Graduation is set to be an extra special day today for Queen’s University student Zara Gibson who battled a rare form of arthritis while studying for her PhD.
Zara, from Lisburn, originally undertook a degree in Psychology at Queen’s and decided to move into the School of Mechanical and Aerospace Engineering to examine if an inexpensive virtual reality system can do the same job as expensive flight simulators when training pilots.
In her research Zara looked at how novices piloted an aircraft using virtual reality, analysing their brain waves, eye tracking and overall performance. Her work showed that virtual reality can be a very useful, safe and flexible tool to monitor performance and how a user processes information.
Zara’s journey at Queen’s was certainly not traditional, moving directly from undergraduate to PhD and from one school to another to continue her studies. She comments: “I often had doubts I was doing the right thing but those doubts did not last long. Within weeks of starting my PhD I realised that whilst I didn’t have the same knowledge and skills as my peers I had an equally valuable set that they found very useful across other projects.
“My supervisors made the transition very easy and if anyone is ever in the same position I would encourage them to take the opportunity, multidisciplinary careers are increasingly important and will provide you with such a diverse and unique set of skills.”
As well as taking on a new challenge with her studies, Zara was also diagnosed with palindromic rheumatism – a rare form of arthritis – in the second year of her PhD. She suffered from pain and inflammation in the joints of her hands, knees and feet which negatively affected her mobility.
Zara explains: “My illness is relatively rare and I think in the medical world they still don’t understand it, which makes it harder to treat and diagnose. I don’t live in Belfast so the commute became difficult as I couldn’t drive and walking was also hard.
“All of the staff at Queen’s were very understanding, studying for a PhD offers more flexibility in that I was able to work from home on days I wasn’t feeling well.

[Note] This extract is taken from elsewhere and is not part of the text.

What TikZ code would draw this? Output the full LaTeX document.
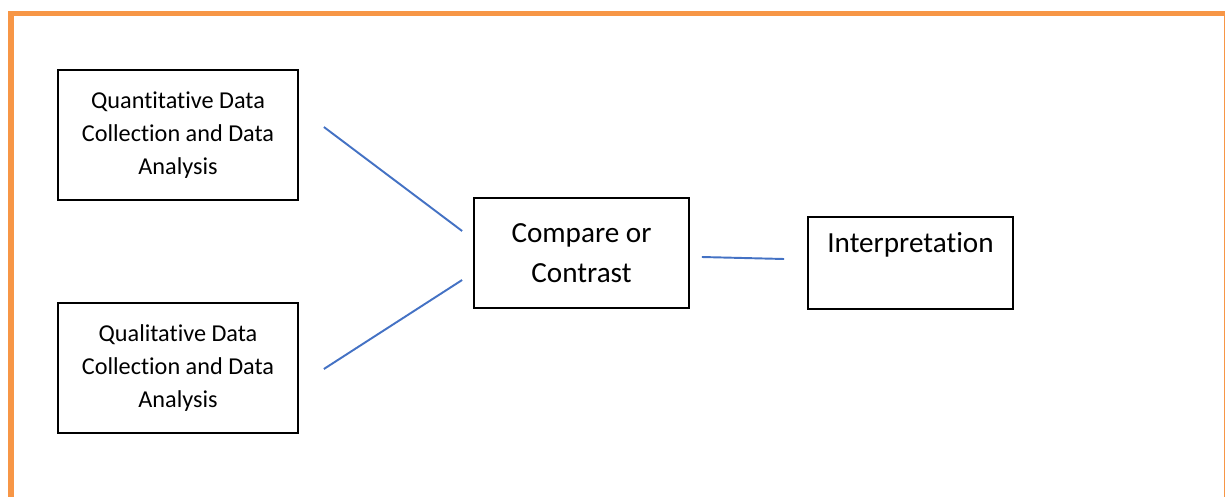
\documentclass[tikz,border=0pt]{standalone}
\usepackage{fontspec}
\setmainfont{Carlito}[Ligatures=NoCommon]
\usetikzlibrary{calc}
\definecolor{frameorange}{HTML}{F79646}
\definecolor{linkblue}{HTML}{4472C4}

\begin{document}
\begin{tikzpicture}[
  box/.style={draw, line width=1pt, align=center, inner sep=0pt,
              minimum width=4.8cm, minimum height=2.6cm,
              font=\fontsize{13.8}{18.8}\selectfont},
  bigbox/.style={box, font=\fontsize{16.6}{23.1}\selectfont},
  link/.style={draw=linkblue, line width=1.1pt},
  frame/.style={draw=frameorange, line width=0.1cm},
]
  \useasboundingbox (0,0) rectangle (24.5,9.92);
  \clip (0,0) rectangle (24.5,9.92);
  % --- outer frame ---
  \draw[frame] (0.22,-0.5) rectangle (24.52,9.64);
  % --- data strands ---
  \node[box] (quant) at (3.56,7.22)
    {Quantitative Data\\ Collection and Data\\ Analysis};
  \node[box] (qual) at (3.56,2.56)
    {Qualitative Data\\ Collection and Data\\ Analysis};
  % --- merging and result ---
  \node[bigbox, minimum width=4.3cm, minimum height=2.2cm] (cmp) at (11.63,4.86)
    {Compare or\\ Contrast};
  \node[bigbox, minimum width=4.1cm, minimum height=1.84cm] (interp) at (18.21,4.66)
    {Interpretation\\ \mbox{}};
  % --- connectors (free-standing, with gaps to the boxes) ---
  \draw[link] ([xshift=0.5cm,yshift=0.16cm]quant.east) -- ([xshift=-0.22cm,yshift=0.44cm]cmp.west);
  \draw[link] ([xshift=0.5cm,yshift=-0.02cm]qual.east) -- ([xshift=-0.22cm,yshift=-0.54cm]cmp.west);
  \draw[link] ([xshift=0.24cm,yshift=-0.08cm]cmp.east) -- ([xshift=-0.46cm,yshift=0.08cm]interp.west);
\end{tikzpicture}
\end{document}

I also made use of flexible working hours for when I had doctors’ appointments or hospital appointments, starting earlier in the morning or working later in the evening.
“The workspace evaluations were also helpful as I was able to request equipment that would make me more comfortable at my desk. Not only was I able to continue working but it also enabled me to complete my PhD on time and not require an extension or extended leave.”
Despite all of the challenges she faced, Zara says her journey was an enjoyable one. She comments: “My favourite part of studying at Queen’s was the sense of community and being able to contribute and improve the working environment. I was part of the Athena SWAN initiative for gender equality and was part of the Research Culture Committee within my School. It was very enjoyable having an impact on the development of the School.”
The future is looking bright for Zara as she has now taken up a position of as Research Fellow in the School of Electronics, Electrical Engineering and Computer Science at Queen’s and has big plans for the years ahead.
She says: “I am delighted to have taken up my new post at Queen’s as it means I am now applying what I learnt in my PhD to a real design case. I plan on continuing down this path and become a lecturer in my own right.”